Blocking Basics for Knitters

Learning to knit is such fun!

Rather than knowing just the basic stitches and needle and yarn information, you want your knitting to look its very best. For this you also need to know how to block your finished projects.

Usually, blocking is mentioned in a sentence or two, if at all, in finishing instructions. Although it’s not crucial to your knitting with some projects it will make all the difference.

Blocking helps to shape your knitting, to help accentuate stitching, such as cables, and to give a required professional look to what you have been slaving over for the longest of times.

Remember, some projects don’t require blocking.
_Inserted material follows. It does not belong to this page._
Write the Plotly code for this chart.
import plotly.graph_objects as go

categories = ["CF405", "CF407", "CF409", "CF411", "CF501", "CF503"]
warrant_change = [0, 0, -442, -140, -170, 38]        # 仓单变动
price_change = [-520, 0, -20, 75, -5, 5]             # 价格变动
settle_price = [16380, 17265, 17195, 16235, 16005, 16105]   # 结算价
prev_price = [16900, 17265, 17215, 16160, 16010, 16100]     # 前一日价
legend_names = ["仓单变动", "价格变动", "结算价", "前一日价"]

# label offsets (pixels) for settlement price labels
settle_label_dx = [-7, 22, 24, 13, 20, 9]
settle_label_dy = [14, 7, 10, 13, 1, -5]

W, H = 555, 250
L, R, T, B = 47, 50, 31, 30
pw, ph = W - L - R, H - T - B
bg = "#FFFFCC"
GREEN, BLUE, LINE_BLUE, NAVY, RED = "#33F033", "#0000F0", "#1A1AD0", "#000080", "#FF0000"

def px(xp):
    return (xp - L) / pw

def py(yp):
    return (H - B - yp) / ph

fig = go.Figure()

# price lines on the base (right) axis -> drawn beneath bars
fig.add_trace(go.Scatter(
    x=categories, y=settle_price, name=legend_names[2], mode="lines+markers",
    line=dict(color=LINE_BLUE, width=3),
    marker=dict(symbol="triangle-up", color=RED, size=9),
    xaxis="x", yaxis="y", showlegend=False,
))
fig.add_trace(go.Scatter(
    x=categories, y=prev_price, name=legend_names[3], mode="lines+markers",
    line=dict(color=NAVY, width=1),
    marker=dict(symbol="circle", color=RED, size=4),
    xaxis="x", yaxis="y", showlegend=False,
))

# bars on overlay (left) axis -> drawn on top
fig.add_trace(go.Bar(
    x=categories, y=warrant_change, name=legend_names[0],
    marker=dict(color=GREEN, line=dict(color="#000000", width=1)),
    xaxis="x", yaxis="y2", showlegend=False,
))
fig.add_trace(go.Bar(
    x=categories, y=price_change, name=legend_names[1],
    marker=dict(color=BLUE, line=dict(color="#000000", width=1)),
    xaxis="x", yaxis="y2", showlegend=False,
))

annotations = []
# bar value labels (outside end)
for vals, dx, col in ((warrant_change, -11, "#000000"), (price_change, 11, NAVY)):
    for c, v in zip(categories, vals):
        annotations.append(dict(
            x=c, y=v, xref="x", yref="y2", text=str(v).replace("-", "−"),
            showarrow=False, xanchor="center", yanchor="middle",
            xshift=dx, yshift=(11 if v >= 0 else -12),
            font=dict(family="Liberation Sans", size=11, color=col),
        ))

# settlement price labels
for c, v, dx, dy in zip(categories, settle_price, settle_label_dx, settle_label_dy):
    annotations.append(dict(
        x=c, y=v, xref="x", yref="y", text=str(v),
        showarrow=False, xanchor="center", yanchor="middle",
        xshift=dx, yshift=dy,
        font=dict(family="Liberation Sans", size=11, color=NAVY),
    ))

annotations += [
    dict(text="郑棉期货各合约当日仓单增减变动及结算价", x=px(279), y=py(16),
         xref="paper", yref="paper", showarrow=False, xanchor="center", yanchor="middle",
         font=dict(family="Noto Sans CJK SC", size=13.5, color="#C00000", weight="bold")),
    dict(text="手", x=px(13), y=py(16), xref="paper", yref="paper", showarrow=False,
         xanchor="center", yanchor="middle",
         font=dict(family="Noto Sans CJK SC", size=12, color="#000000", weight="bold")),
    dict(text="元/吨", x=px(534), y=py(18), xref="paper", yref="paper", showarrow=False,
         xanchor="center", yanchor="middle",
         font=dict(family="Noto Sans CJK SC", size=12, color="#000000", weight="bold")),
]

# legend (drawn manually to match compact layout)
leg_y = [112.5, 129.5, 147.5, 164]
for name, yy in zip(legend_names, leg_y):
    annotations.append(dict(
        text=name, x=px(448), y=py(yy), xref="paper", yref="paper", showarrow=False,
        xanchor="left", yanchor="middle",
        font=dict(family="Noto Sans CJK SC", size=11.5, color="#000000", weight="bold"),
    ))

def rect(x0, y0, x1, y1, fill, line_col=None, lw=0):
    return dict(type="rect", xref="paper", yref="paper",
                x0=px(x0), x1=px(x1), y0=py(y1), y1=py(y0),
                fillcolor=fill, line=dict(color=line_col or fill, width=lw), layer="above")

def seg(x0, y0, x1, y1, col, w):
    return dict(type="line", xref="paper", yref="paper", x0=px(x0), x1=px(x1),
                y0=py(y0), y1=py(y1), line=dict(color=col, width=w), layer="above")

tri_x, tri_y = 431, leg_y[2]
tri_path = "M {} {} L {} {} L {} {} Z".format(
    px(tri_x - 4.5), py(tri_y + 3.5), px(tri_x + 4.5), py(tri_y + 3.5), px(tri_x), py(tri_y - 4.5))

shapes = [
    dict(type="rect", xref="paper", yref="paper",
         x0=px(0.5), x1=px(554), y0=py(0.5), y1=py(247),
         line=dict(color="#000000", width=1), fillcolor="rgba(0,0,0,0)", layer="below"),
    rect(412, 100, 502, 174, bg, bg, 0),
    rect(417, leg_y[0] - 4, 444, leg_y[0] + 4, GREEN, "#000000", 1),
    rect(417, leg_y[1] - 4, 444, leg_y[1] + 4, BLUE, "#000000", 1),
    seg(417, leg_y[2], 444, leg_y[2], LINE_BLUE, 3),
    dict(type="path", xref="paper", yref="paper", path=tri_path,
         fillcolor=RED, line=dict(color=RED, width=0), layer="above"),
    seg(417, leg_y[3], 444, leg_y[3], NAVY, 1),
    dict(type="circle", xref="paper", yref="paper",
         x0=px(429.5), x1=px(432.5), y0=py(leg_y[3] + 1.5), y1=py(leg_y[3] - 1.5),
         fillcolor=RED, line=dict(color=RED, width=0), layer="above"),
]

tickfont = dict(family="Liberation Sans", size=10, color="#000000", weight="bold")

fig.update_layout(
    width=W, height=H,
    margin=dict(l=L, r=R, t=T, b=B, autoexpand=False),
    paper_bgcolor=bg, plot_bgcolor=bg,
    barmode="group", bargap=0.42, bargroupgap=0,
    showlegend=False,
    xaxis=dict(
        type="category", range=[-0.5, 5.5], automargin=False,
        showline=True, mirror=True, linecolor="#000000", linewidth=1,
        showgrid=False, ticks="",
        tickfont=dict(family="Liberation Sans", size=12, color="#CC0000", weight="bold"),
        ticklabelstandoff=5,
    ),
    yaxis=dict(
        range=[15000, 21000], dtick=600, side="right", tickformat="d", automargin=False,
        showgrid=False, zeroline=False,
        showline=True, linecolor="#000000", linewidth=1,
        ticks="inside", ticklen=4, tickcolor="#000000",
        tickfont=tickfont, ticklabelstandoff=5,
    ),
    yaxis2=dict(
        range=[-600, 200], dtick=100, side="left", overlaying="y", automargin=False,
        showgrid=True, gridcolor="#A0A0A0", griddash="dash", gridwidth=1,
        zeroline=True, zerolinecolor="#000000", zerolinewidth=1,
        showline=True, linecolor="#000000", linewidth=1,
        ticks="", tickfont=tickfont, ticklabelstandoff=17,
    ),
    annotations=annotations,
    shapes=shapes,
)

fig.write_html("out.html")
Yet, even the simplest of items, such as scarves or placemats, can be blocked and will look nicer because of it.

Blocking doesn’t require a lot. All you need is a flat surface (an ironing board will do fine), rustproof pins, and an iron.

Most knitting instructions for clothing or other items, will give you blocking information near the end of the pattern, so don’t miss it.
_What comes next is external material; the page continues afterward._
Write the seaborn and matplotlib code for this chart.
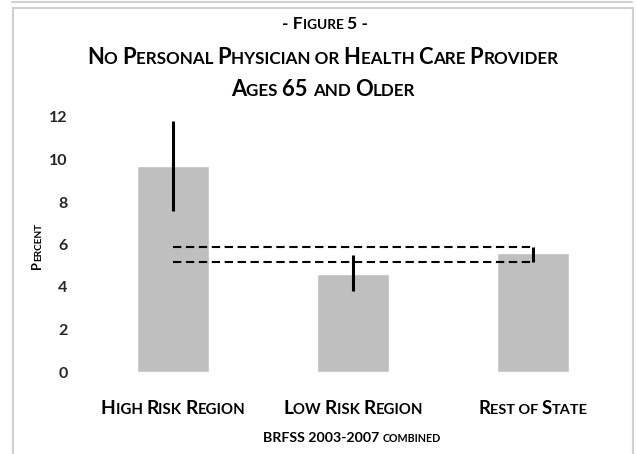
import numpy as np
import pandas as pd
import matplotlib
matplotlib.use("Agg")
import matplotlib.pyplot as plt
import seaborn as sns
from matplotlib.lines import Line2D

# ---- data ----
categories = ["High Risk Region", "Low Risk Region", "Rest of State"]
values = [9.7, 4.6, 5.6]
ci_low = [7.6, 3.8, 5.2]
ci_high = [11.8, 5.5, 5.9]
y_ticks = [0, 2, 4, 6, 8, 10, 12]
title_lines = ["- Figure 5 -", "No Personal Physician or Health Care Provider", "Ages 65 and Older"]
y_label = "Percent"
x_caption = "BRFSS 2003-2007 combined"

W, H = 637, 454
sns.set_theme(style="white")
FONT = ["Lato", "DejaVu Sans"]
plt.rcParams["font.family"] = FONT

fig = plt.figure(figsize=(W / 100, H / 100), dpi=100)
fig.patch.set_facecolor("white")
ax = fig.add_axes([83 / W, 1 - 372 / H, 540 / W, 255 / H])

df = pd.DataFrame({"region": categories, "pct": values})
sns.barplot(data=df, x="region", y="pct", color="#BFBFBF", saturation=1,
            width=0.4, errorbar=None, ax=ax)
# confidence intervals
ax.vlines(np.arange(len(categories)), ci_low, ci_high, color="black", lw=2.2, zorder=3)
# reference band of Rest of State
ax.hlines([ci_low[2], ci_high[2]], 0, len(categories) - 1, color="black", lw=1.5,
          linestyles=(0, (4, 2.2)), zorder=3)

ax.set_xlim(-0.5, 2.5)
ax.set_ylim(0, 12)
ax.set_yticks(y_ticks)
ax.set_yticklabels([str(t) for t in y_ticks], fontsize=11.5, fontweight="bold")
ax.tick_params(axis="y", length=0, pad=11)
ax.set_xticks(range(len(categories)))
ax.set_xticklabels([])
ax.tick_params(axis="x", length=0)
ax.set_xlabel("")
ax.set_ylabel("")
for s in ax.spines.values():
    s.set_visible(False)

renderer = fig.canvas.get_renderer()


def runs_of(text):
    runs = []
    for ch in text:
        small = ch.islower()
        if ch == " " and runs:
            small = runs[-1][1]
        if runs and runs[-1][1] == small:
            runs[-1][0] += ch.upper()
        else:
            runs.append([ch.upper(), small])
    return runs


def measure(s, size):
    t = fig.text(0, 0, "X" + s + "X", fontsize=size, fontweight="bold", family=FONT)
    w1 = t.get_window_extent(renderer).width
    t.set_text("XX")
    w0 = t.get_window_extent(renderer).width
    t.remove()
    return w1 - w0


def layout(text, big, ratio, target=None):
    runs = runs_of(text)
    if target is not None:
        sizes = [big * ratio if sm else big for _, sm in runs]
        tot = sum(measure(r, s) for (r, _), s in zip(runs, sizes))
        big = big * target / tot
    sizes = [big * ratio if sm else big for _, sm in runs]
    widths = [measure(r, s) for (r, _), s in zip(runs, sizes)]
    return runs, sizes, widths


def smallcaps(text, x, y, big, ratio=0.78, target=None):
    runs, sizes, widths = layout(text, big, ratio, target)
    pos = x - sum(widths) / 2
    for (r, _), s, w in zip(runs, sizes, widths):
        fig.text(pos / W, 1 - y / H, r, fontsize=s, fontweight="bold", family=FONT,
                 ha="left", va="baseline", color="black")
        pos += w


def smallcaps_vertical(text, x, ycenter, big, ratio=0.78, target=None):
    runs, sizes, widths = layout(text, big, ratio, target)
    pos = ycenter + sum(widths) / 2
    for (r, _), s, w in zip(runs, sizes, widths):
        fig.text(x / W, 1 - pos / H, r, fontsize=s, fontweight="bold", family=FONT,
                 ha="left", va="baseline", rotation=90, rotation_mode="anchor",
                 color="black")
        pos -= w


smallcaps(title_lines[0], 325, 29, 12, target=85)
smallcaps(title_lines[1], 323, 64, 15, target=470)
smallcaps(title_lines[2], 323, 96, 15, target=184)
targets = [145, 140, 110]
for i, c in enumerate(categories):
    smallcaps(c, 173 + 180 * i, 414, 14, target=targets[i])
smallcaps(x_caption, 352, 442, 10.5, ratio=0.75, target=178)
smallcaps_vertical(y_label, 41, 246, 11, target=46)

# frame lines
frame_col = "#D0D0D0"
fig.add_artist(Line2D([13 / W, 13 / W], [1 - 8 / H, 0], transform=fig.transFigure, color=frame_col, lw=1.5))
fig.add_artist(Line2D([633 / W, 633 / W], [1 - 8 / H, 0], transform=fig.transFigure, color=frame_col, lw=1.5))
fig.add_artist(Line2D([13 / W, 633 / W], [1 - 8 / H, 1 - 8 / H], transform=fig.transFigure, color=frame_col, lw=1.5))
fig.add_artist(Line2D([12 / W, 632 / W], [1 - 1.5 / H, 1 - 1.5 / H], transform=fig.transFigure, color=frame_col, lw=1.5))

fig.savefig("out.png", dpi=100, facecolor="white")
When shaping your knitting, there are two steps to use. One is steaming and the other is pinning. Steaming is easy and goes quickly. You will want to pin your knitting flat to the surface. Never iron directly on the fabric, place a cloth over top or just hold the iron close. With some yarns, keep a little distance between the iron and the yarn; let common sense be your guide.

Now remember, if you are using delicate yarn, or one of those fun fur, ribbony types, use a wet spray blocking method; don’t block with an iron or you may find the yarn begin to unravel or almost disintegrate before your eyes.

Steaming your knitting is super-fast, and dries in no time. Occasionly, I use a little spray starch, just to give it a little extra punch.

When pinning, some projects will have you pin before you steam, and some after. Don’t try stretching the yarn; besides if you followed your pattern correctly, you should have it just about the width and length that was called for. Pin all key points according to the measurements which come with the pattern.

When in doubt, let caution be your guide. After all, you don’t want to ruin something that has taken weeks or maybe even months, to finish. Natural fibers, such as wool, cotton, linen, or cashmere can definitely handle the steam blocking. More delicate yarns, such as mohair, angora, or a specialty yarn, do better with just a spray block.

Some very unusual yarns, such as lurex, chenille, fun fur, or eyelash should not be blocked at all, just to be on the safe side.

So there you have it! Once blocked, you will see a difference in your finished knitted projects. It’s just one more way to have your family and friends rave over what a great knitter you are!